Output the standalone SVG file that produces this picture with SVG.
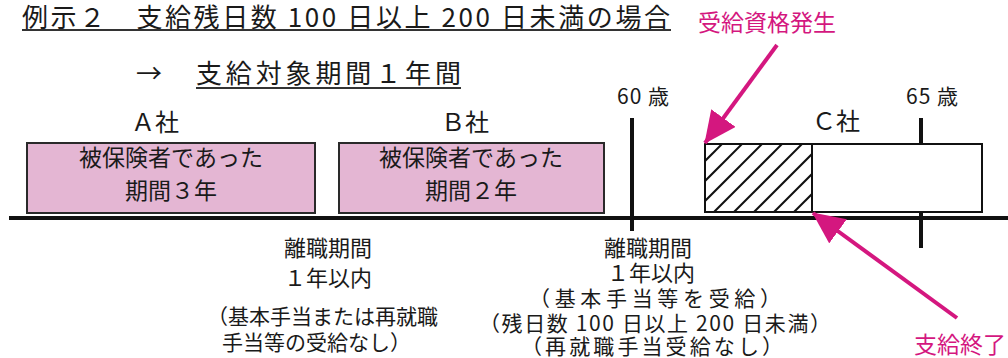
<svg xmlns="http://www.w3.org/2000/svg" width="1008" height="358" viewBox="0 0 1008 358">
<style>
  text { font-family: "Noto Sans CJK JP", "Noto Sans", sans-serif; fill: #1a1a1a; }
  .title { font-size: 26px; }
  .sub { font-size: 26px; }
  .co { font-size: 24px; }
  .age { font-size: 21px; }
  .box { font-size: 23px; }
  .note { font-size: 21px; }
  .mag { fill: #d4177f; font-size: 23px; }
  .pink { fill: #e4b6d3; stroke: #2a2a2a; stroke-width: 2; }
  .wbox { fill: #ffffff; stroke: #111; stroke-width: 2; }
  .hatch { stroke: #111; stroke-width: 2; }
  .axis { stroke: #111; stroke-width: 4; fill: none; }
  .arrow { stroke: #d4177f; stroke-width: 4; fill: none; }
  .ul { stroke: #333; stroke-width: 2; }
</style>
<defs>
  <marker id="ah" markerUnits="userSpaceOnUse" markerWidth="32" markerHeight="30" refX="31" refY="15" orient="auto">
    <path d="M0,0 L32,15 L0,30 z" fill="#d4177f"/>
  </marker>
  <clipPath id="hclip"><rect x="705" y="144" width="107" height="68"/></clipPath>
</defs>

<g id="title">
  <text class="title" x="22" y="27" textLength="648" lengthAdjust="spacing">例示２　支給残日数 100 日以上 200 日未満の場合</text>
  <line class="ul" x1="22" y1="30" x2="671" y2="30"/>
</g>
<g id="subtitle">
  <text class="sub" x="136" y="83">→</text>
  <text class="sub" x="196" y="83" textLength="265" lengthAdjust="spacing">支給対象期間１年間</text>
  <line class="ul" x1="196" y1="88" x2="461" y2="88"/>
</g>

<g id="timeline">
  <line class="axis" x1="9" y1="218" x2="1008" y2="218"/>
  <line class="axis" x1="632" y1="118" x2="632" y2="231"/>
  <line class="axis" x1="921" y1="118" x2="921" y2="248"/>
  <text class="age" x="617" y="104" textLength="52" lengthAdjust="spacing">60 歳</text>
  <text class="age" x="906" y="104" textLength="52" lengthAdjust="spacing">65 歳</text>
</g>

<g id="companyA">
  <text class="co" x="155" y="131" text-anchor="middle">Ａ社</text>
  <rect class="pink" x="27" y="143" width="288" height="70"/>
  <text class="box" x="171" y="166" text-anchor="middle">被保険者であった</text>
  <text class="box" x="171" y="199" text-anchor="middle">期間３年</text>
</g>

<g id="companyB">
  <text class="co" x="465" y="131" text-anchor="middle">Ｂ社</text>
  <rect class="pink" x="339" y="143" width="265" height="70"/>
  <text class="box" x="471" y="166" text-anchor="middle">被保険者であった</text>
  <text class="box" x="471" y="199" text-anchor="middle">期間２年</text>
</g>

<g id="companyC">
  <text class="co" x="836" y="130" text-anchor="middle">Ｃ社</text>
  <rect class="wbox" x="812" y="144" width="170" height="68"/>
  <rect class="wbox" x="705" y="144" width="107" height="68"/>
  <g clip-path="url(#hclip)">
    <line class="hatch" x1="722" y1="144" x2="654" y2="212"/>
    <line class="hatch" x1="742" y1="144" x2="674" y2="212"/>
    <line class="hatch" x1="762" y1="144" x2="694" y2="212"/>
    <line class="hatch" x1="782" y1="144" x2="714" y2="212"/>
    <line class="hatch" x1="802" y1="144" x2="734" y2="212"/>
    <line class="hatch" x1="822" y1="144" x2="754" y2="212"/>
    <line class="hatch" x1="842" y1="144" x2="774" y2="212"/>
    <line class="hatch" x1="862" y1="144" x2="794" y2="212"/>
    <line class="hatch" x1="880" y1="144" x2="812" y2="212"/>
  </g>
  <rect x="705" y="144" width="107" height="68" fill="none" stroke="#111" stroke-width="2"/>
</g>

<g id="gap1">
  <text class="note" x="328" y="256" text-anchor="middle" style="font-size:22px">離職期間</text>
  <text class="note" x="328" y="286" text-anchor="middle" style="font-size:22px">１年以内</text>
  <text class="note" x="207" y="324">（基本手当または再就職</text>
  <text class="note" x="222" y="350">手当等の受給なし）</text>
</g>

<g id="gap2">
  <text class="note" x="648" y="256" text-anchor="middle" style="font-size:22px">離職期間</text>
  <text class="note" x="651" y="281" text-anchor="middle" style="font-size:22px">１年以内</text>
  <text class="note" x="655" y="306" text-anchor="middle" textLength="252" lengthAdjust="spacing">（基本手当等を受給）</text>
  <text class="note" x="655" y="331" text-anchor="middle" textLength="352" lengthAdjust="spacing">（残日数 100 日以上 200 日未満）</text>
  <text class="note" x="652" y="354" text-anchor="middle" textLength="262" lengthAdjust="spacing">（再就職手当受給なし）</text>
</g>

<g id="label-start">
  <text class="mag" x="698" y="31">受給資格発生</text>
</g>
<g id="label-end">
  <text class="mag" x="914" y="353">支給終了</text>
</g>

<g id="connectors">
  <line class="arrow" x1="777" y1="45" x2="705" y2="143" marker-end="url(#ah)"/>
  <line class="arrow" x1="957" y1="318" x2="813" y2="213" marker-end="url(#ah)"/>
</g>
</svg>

=-=-=-=-=

THE PROBLEM: Make an exact copy of the data, leaving its pictures out.

FULL OUTPUT:
Output the standalone SVG file that produces this picture with SVG.
<svg xmlns="http://www.w3.org/2000/svg" width="1008" height="358" viewBox="0 0 1008 358">
<style>
  text { font-family: "Noto Sans CJK JP", "Noto Sans", sans-serif; fill: #1a1a1a; }
  .title { font-size: 26px; }
  .sub { font-size: 26px; }
  .co { font-size: 24px; }
  .age { font-size: 21px; }
  .box { font-size: 23px; }
  .note { font-size: 21px; }
  .mag { fill: #d4177f; font-size: 23px; }
  .pink { fill: #e4b6d3; stroke: #2a2a2a; stroke-width: 2; }
  .wbox { fill: #ffffff; stroke: #111; stroke-width: 2; }
  .hatch { stroke: #111; stroke-width: 2; }
  .axis { stroke: #111; stroke-width: 4; fill: none; }
  .arrow { stroke: #d4177f; stroke-width: 4; fill: none; }
  .ul { stroke: #333; stroke-width: 2; }
</style>
<defs>
  <marker id="ah" markerUnits="userSpaceOnUse" markerWidth="32" markerHeight="30" refX="31" refY="15" orient="auto">
    <path d="M0,0 L32,15 L0,30 z" fill="#d4177f"/>
  </marker>
  <clipPath id="hclip"><rect x="705" y="144" width="107" height="68"/></clipPath>
</defs>

<g id="title">
  <text class="title" x="22" y="27" textLength="648" lengthAdjust="spacing">例示２　支給残日数 100 日以上 200 日未満の場合</text>
  <line class="ul" x1="22" y1="30" x2="671" y2="30"/>
</g>
<g id="subtitle">
  <text class="sub" x="136" y="83">→</text>
  <text class="sub" x="196" y="83" textLength="265" lengthAdjust="spacing">支給対象期間１年間</text>
  <line class="ul" x1="196" y1="88" x2="461" y2="88"/>
</g>

<g id="timeline">
  <line class="axis" x1="9" y1="218" x2="1008" y2="218"/>
  <line class="axis" x1="632" y1="118" x2="632" y2="231"/>
  <line class="axis" x1="921" y1="118" x2="921" y2="248"/>
  <text class="age" x="617" y="104" textLength="52" lengthAdjust="spacing">60 歳</text>
  <text class="age" x="906" y="104" textLength="52" lengthAdjust="spacing">65 歳</text>
</g>

<g id="companyA">
  <text class="co" x="155" y="131" text-anchor="middle">Ａ社</text>
  <rect class="pink" x="27" y="143" width="288" height="70"/>
  <text class="box" x="171" y="166" text-anchor="middle">被保険者であった</text>
  <text class="box" x="171" y="199" text-anchor="middle">期間３年</text>
</g>

<g id="companyB">
  <text class="co" x="465" y="131" text-anchor="middle">Ｂ社</text>
  <rect class="pink" x="339" y="143" width="265" height="70"/>
  <text class="box" x="471" y="166" text-anchor="middle">被保険者であった</text>
  <text class="box" x="471" y="199" text-anchor="middle">期間２年</text>
</g>

<g id="companyC">
  <text class="co" x="836" y="130" text-anchor="middle">Ｃ社</text>
  <rect class="wbox" x="812" y="144" width="170" height="68"/>
  <rect class="wbox" x="705" y="144" width="107" height="68"/>
  <g clip-path="url(#hclip)">
    <line class="hatch" x1="722" y1="144" x2="654" y2="212"/>
    <line class="hatch" x1="742" y1="144" x2="674" y2="212"/>
    <line class="hatch" x1="762" y1="144" x2="694" y2="212"/>
    <line class="hatch" x1="782" y1="144" x2="714" y2="212"/>
    <line class="hatch" x1="802" y1="144" x2="734" y2="212"/>
    <line class="hatch" x1="822" y1="144" x2="754" y2="212"/>
    <line class="hatch" x1="842" y1="144" x2="774" y2="212"/>
    <line class="hatch" x1="862" y1="144" x2="794" y2="212"/>
    <line class="hatch" x1="880" y1="144" x2="812" y2="212"/>
  </g>
  <rect x="705" y="144" width="107" height="68" fill="none" stroke="#111" stroke-width="2"/>
</g>

<g id="gap1">
  <text class="note" x="328" y="256" text-anchor="middle" style="font-size:22px">離職期間</text>
  <text class="note" x="328" y="286" text-anchor="middle" style="font-size:22px">１年以内</text>
  <text class="note" x="207" y="324">（基本手当または再就職</text>
  <text class="note" x="222" y="350">手当等の受給なし）</text>
</g>

<g id="gap2">
  <text class="note" x="648" y="256" text-anchor="middle" style="font-size:22px">離職期間</text>
  <text class="note" x="651" y="281" text-anchor="middle" style="font-size:22px">１年以内</text>
  <text class="note" x="655" y="306" text-anchor="middle" textLength="252" lengthAdjust="spacing">（基本手当等を受給）</text>
  <text class="note" x="655" y="331" text-anchor="middle" textLength="352" lengthAdjust="spacing">（残日数 100 日以上 200 日未満）</text>
  <text class="note" x="652" y="354" text-anchor="middle" textLength="262" lengthAdjust="spacing">（再就職手当受給なし）</text>
</g>

<g id="label-start">
  <text class="mag" x="698" y="31">受給資格発生</text>
</g>
<g id="label-end">
  <text class="mag" x="914" y="353">支給終了</text>
</g>

<g id="connectors">
  <line class="arrow" x1="777" y1="45" x2="705" y2="143" marker-end="url(#ah)"/>
  <line class="arrow" x1="957" y1="318" x2="813" y2="213" marker-end="url(#ah)"/>
</g>
</svg>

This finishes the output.